━━ Dataset section
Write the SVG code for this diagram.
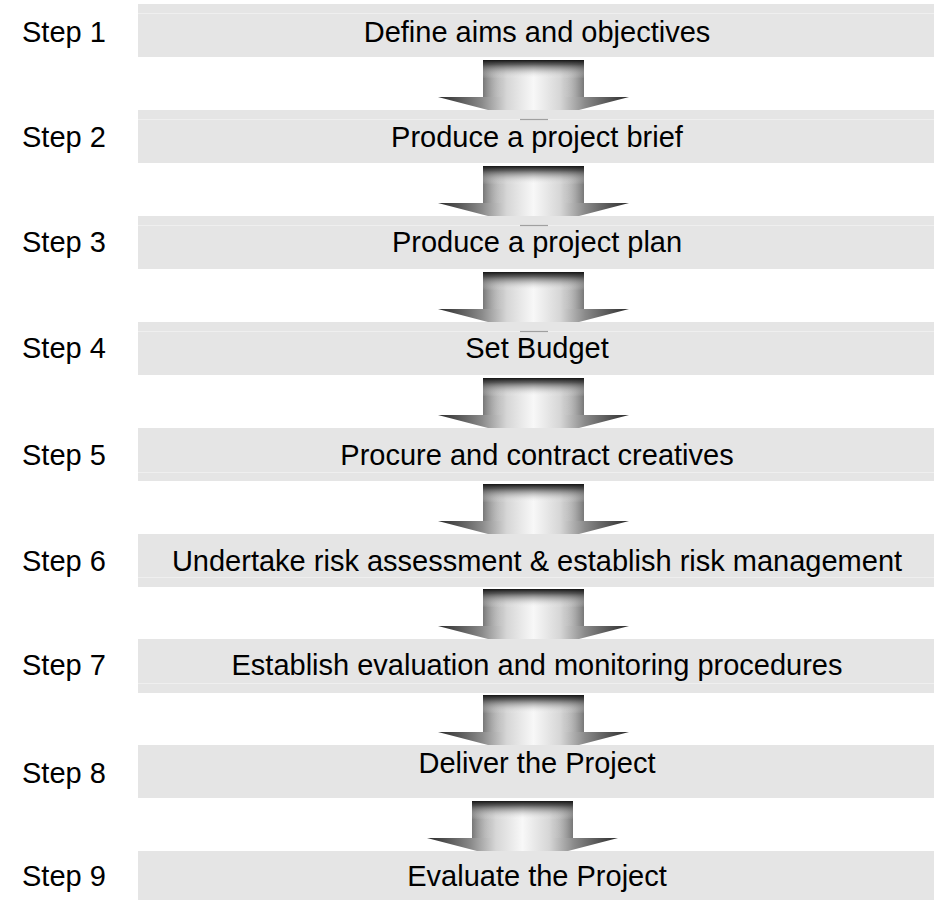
<svg xmlns="http://www.w3.org/2000/svg" width="934" height="900" viewBox="0 0 934 900">
  <style>
    .bar { fill: #e5e5e5; }
    .hl { stroke: #efefef; stroke-width: 1; }
    .t { font-family: "Liberation Sans", Arial, sans-serif; font-size: 29px; fill: #000; }
    .c { text-anchor: middle; }
    .tip { stroke: #a0a0a0; stroke-width: 1.2; }
  </style>
  <defs>
    <linearGradient id="gh" x1="0" y1="0" x2="1" y2="0">
      <stop offset="0" stop-color="#2a2a2a"/>
      <stop offset="0.23" stop-color="#8a8a8a"/>
      <stop offset="0.36" stop-color="#d6d6d6"/>
      <stop offset="0.5" stop-color="#f8f8f8"/>
      <stop offset="0.64" stop-color="#d6d6d6"/>
      <stop offset="0.77" stop-color="#8a8a8a"/>
      <stop offset="1" stop-color="#2a2a2a"/>
    </linearGradient>
    <linearGradient id="gv" x1="0" y1="0" x2="0" y2="1">
      <stop offset="0" stop-color="#141414" stop-opacity="1"/>
      <stop offset="0.12" stop-color="#3a3a3a" stop-opacity="0.8"/>
      <stop offset="0.5" stop-color="#ffffff" stop-opacity="0"/>
    </linearGradient>
    <linearGradient id="gs" x1="0" y1="0" x2="1" y2="0">
      <stop offset="0" stop-color="#606060" stop-opacity="0.5"/>
      <stop offset="0.2" stop-color="#ffffff" stop-opacity="0"/>
      <stop offset="0.8" stop-color="#ffffff" stop-opacity="0"/>
      <stop offset="1" stop-color="#606060" stop-opacity="0.5"/>
    </linearGradient>
    <g id="arrow">
      <polygon points="-50.5,0 50.5,0 50.5,37 95.5,37 45.5,50 -45.5,50 -95.5,37 -50.5,37" fill="url(#gh)"/>
      <rect x="-50.5" y="0" width="101" height="37" fill="url(#gs)"/>
      <rect x="-50.5" y="0" width="101" height="37" fill="url(#gv)"/>
    </g>
  </defs>
  <rect width="934" height="900" fill="#ffffff"/>

  <g id="step1">
    <rect class="bar" x="138" y="4" width="796" height="53"/>
    <line class="hl" x1="138" y1="13.5" x2="934" y2="13.5"/>
    <text class="t" x="22" y="42">Step 1</text>
    <text class="t c" x="537" y="42">Define aims and objectives</text>
  </g>
  <g id="step2">
    <rect class="bar" x="138" y="110" width="796" height="53"/>
    <line class="hl" x1="138" y1="119.5" x2="934" y2="119.5"/>
    <text class="t" x="22" y="147">Step 2</text>
    <text class="t c" x="537" y="147">Produce a project brief</text>
  </g>
  <g id="step3">
    <rect class="bar" x="138" y="216" width="796" height="53"/>
    <line class="hl" x1="138" y1="225.5" x2="934" y2="225.5"/>
    <text class="t" x="22" y="252">Step 3</text>
    <text class="t c" x="537" y="252">Produce a project plan</text>
  </g>
  <g id="step4">
    <rect class="bar" x="138" y="322" width="796" height="53"/>
    <line class="hl" x1="138" y1="331.5" x2="934" y2="331.5"/>
    <text class="t" x="22" y="358">Step 4</text>
    <text class="t c" x="537" y="358">Set Budget</text>
  </g>
  <g id="step5">
    <rect class="bar" x="138" y="428" width="796" height="53"/>
    <line class="hl" x1="138" y1="472.5" x2="934" y2="472.5"/>
    <text class="t" x="22" y="465">Step 5</text>
    <text class="t c" x="537" y="465">Procure and contract creatives</text>
  </g>
  <g id="step6">
    <rect class="bar" x="138" y="534" width="796" height="53"/>
    <line class="hl" x1="138" y1="577.5" x2="934" y2="577.5"/>
    <text class="t" x="22" y="571">Step 6</text>
    <text class="t c" x="537" y="571">Undertake risk assessment &amp; establish risk management</text>
  </g>
  <g id="step7">
    <rect class="bar" x="138" y="639" width="796" height="54"/>
    <line class="hl" x1="138" y1="683.5" x2="934" y2="683.5"/>
    <text class="t" x="22" y="675">Step 7</text>
    <text class="t c" x="537" y="675">Establish evaluation and monitoring procedures</text>
  </g>
  <g id="step8">
    <rect class="bar" x="138" y="745" width="796" height="53"/>
    <text class="t" x="22" y="783">Step 8</text>
    <text class="t c" x="537" y="773">Deliver the Project</text>
  </g>
  <g id="step9">
    <rect class="bar" x="138" y="851" width="796" height="49"/>
    <text class="t" x="22" y="886">Step 9</text>
    <text class="t c" x="537" y="886">Evaluate the Project</text>
  </g>

  <g id="connectors">
    <use href="#arrow" x="533.5" y="60"/>
    <use href="#arrow" x="533.5" y="166"/>
    <use href="#arrow" x="533.5" y="272"/>
    <use href="#arrow" x="533.5" y="378"/>
    <use href="#arrow" x="533.5" y="484"/>
    <use href="#arrow" x="533.5" y="589"/>
    <use href="#arrow" x="533.5" y="695"/>
    <use href="#arrow" x="522.5" y="801"/>
    <line class="tip" x1="520" y1="119.5" x2="548" y2="119.5"/>
    <line class="tip" x1="520" y1="225.5" x2="548" y2="225.5"/>
    <line class="tip" x1="520" y1="331.5" x2="548" y2="331.5"/>
  </g>
</svg>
━━━━
→ Exercise description
Return the listing above unchanged, apart from dropping its pictures.

→ Task output
Write the SVG code for this diagram.
<svg xmlns="http://www.w3.org/2000/svg" width="934" height="900" viewBox="0 0 934 900">
  <style>
    .bar { fill: #e5e5e5; }
    .hl { stroke: #efefef; stroke-width: 1; }
    .t { font-family: "Liberation Sans", Arial, sans-serif; font-size: 29px; fill: #000; }
    .c { text-anchor: middle; }
    .tip { stroke: #a0a0a0; stroke-width: 1.2; }
  </style>
  <defs>
    <linearGradient id="gh" x1="0" y1="0" x2="1" y2="0">
      <stop offset="0" stop-color="#2a2a2a"/>
      <stop offset="0.23" stop-color="#8a8a8a"/>
      <stop offset="0.36" stop-color="#d6d6d6"/>
      <stop offset="0.5" stop-color="#f8f8f8"/>
      <stop offset="0.64" stop-color="#d6d6d6"/>
      <stop offset="0.77" stop-color="#8a8a8a"/>
      <stop offset="1" stop-color="#2a2a2a"/>
    </linearGradient>
    <linearGradient id="gv" x1="0" y1="0" x2="0" y2="1">
      <stop offset="0" stop-color="#141414" stop-opacity="1"/>
      <stop offset="0.12" stop-color="#3a3a3a" stop-opacity="0.8"/>
      <stop offset="0.5" stop-color="#ffffff" stop-opacity="0"/>
    </linearGradient>
    <linearGradient id="gs" x1="0" y1="0" x2="1" y2="0">
      <stop offset="0" stop-color="#606060" stop-opacity="0.5"/>
      <stop offset="0.2" stop-color="#ffffff" stop-opacity="0"/>
      <stop offset="0.8" stop-color="#ffffff" stop-opacity="0"/>
      <stop offset="1" stop-color="#606060" stop-opacity="0.5"/>
    </linearGradient>
    <g id="arrow">
      <polygon points="-50.5,0 50.5,0 50.5,37 95.5,37 45.5,50 -45.5,50 -95.5,37 -50.5,37" fill="url(#gh)"/>
      <rect x="-50.5" y="0" width="101" height="37" fill="url(#gs)"/>
      <rect x="-50.5" y="0" width="101" height="37" fill="url(#gv)"/>
    </g>
  </defs>
  <rect width="934" height="900" fill="#ffffff"/>

  <g id="step1">
    <rect class="bar" x="138" y="4" width="796" height="53"/>
    <line class="hl" x1="138" y1="13.5" x2="934" y2="13.5"/>
    <text class="t" x="22" y="42">Step 1</text>
    <text class="t c" x="537" y="42">Define aims and objectives</text>
  </g>
  <g id="step2">
    <rect class="bar" x="138" y="110" width="796" height="53"/>
    <line class="hl" x1="138" y1="119.5" x2="934" y2="119.5"/>
    <text class="t" x="22" y="147">Step 2</text>
    <text class="t c" x="537" y="147">Produce a project brief</text>
  </g>
  <g id="step3">
    <rect class="bar" x="138" y="216" width="796" height="53"/>
    <line class="hl" x1="138" y1="225.5" x2="934" y2="225.5"/>
    <text class="t" x="22" y="252">Step 3</text>
    <text class="t c" x="537" y="252">Produce a project plan</text>
  </g>
  <g id="step4">
    <rect class="bar" x="138" y="322" width="796" height="53"/>
    <line class="hl" x1="138" y1="331.5" x2="934" y2="331.5"/>
    <text class="t" x="22" y="358">Step 4</text>
    <text class="t c" x="537" y="358">Set Budget</text>
  </g>
  <g id="step5">
    <rect class="bar" x="138" y="428" width="796" height="53"/>
    <line class="hl" x1="138" y1="472.5" x2="934" y2="472.5"/>
    <text class="t" x="22" y="465">Step 5</text>
    <text class="t c" x="537" y="465">Procure and contract creatives</text>
  </g>
  <g id="step6">
    <rect class="bar" x="138" y="534" width="796" height="53"/>
    <line class="hl" x1="138" y1="577.5" x2="934" y2="577.5"/>
    <text class="t" x="22" y="571">Step 6</text>
    <text class="t c" x="537" y="571">Undertake risk assessment &amp; establish risk management</text>
  </g>
  <g id="step7">
    <rect class="bar" x="138" y="639" width="796" height="54"/>
    <line class="hl" x1="138" y1="683.5" x2="934" y2="683.5"/>
    <text class="t" x="22" y="675">Step 7</text>
    <text class="t c" x="537" y="675">Establish evaluation and monitoring procedures</text>
  </g>
  <g id="step8">
    <rect class="bar" x="138" y="745" width="796" height="53"/>
    <text class="t" x="22" y="783">Step 8</text>
    <text class="t c" x="537" y="773">Deliver the Project</text>
  </g>
  <g id="step9">
    <rect class="bar" x="138" y="851" width="796" height="49"/>
    <text class="t" x="22" y="886">Step 9</text>
    <text class="t c" x="537" y="886">Evaluate the Project</text>
  </g>

  <g id="connectors">
    <use href="#arrow" x="533.5" y="60"/>
    <use href="#arrow" x="533.5" y="166"/>
    <use href="#arrow" x="533.5" y="272"/>
    <use href="#arrow" x="533.5" y="378"/>
    <use href="#arrow" x="533.5" y="484"/>
    <use href="#arrow" x="533.5" y="589"/>
    <use href="#arrow" x="533.5" y="695"/>
    <use href="#arrow" x="522.5" y="801"/>
    <line class="tip" x1="520" y1="119.5" x2="548" y2="119.5"/>
    <line class="tip" x1="520" y1="225.5" x2="548" y2="225.5"/>
    <line class="tip" x1="520" y1="331.5" x2="548" y2="331.5"/>
  </g>
</svg>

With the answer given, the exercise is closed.